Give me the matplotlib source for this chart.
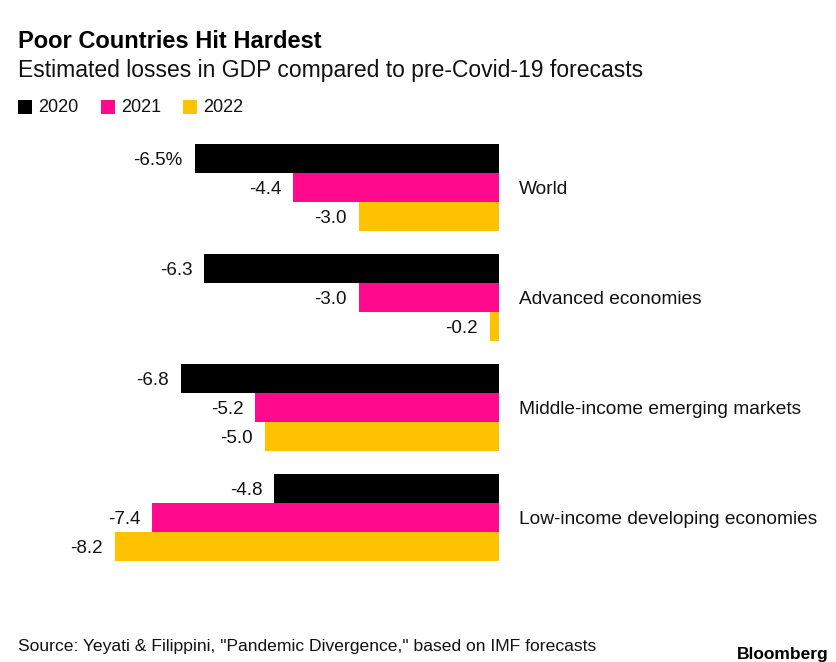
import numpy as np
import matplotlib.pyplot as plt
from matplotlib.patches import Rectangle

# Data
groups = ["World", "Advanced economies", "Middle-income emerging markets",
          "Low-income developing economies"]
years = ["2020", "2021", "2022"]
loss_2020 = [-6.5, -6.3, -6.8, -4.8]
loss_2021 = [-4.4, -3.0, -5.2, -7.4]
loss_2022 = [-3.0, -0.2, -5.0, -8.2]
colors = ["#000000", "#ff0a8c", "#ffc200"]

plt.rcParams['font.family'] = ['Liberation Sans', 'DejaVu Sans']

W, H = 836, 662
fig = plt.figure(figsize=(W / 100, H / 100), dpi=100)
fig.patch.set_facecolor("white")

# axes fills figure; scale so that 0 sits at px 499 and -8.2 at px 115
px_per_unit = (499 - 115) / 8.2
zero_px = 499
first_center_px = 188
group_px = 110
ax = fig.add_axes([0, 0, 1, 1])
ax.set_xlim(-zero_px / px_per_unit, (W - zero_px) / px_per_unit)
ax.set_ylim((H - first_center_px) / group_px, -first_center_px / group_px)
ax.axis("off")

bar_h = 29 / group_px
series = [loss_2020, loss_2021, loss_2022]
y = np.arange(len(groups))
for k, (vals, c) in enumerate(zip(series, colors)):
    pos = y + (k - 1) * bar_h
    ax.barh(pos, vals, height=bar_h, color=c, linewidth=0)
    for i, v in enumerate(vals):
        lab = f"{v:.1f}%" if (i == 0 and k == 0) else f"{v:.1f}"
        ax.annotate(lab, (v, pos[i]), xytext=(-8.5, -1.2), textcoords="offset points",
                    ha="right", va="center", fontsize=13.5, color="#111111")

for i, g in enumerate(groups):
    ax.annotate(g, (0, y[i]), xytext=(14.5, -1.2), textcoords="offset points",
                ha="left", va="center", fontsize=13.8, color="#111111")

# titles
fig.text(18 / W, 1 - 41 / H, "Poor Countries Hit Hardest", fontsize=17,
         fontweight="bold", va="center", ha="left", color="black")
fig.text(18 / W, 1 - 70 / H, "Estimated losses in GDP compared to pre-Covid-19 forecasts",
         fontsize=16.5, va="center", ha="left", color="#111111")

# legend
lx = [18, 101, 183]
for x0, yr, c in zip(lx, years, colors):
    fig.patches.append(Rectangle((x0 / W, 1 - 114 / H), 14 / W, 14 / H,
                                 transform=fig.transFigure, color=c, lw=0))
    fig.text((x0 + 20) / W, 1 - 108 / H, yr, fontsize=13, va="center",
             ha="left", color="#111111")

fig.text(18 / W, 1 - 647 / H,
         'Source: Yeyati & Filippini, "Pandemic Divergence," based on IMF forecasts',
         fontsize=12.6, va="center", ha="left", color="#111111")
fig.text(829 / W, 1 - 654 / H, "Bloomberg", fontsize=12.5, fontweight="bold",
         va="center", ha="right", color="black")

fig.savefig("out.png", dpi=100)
------
OBJECTIVE - Extract every line containing the string "matplotlib" from the data above.

ANSWER FOR THIS EXERCISE -
Give me the matplotlib source for this chart.
import matplotlib.pyplot as plt
from matplotlib.patches import Rectangle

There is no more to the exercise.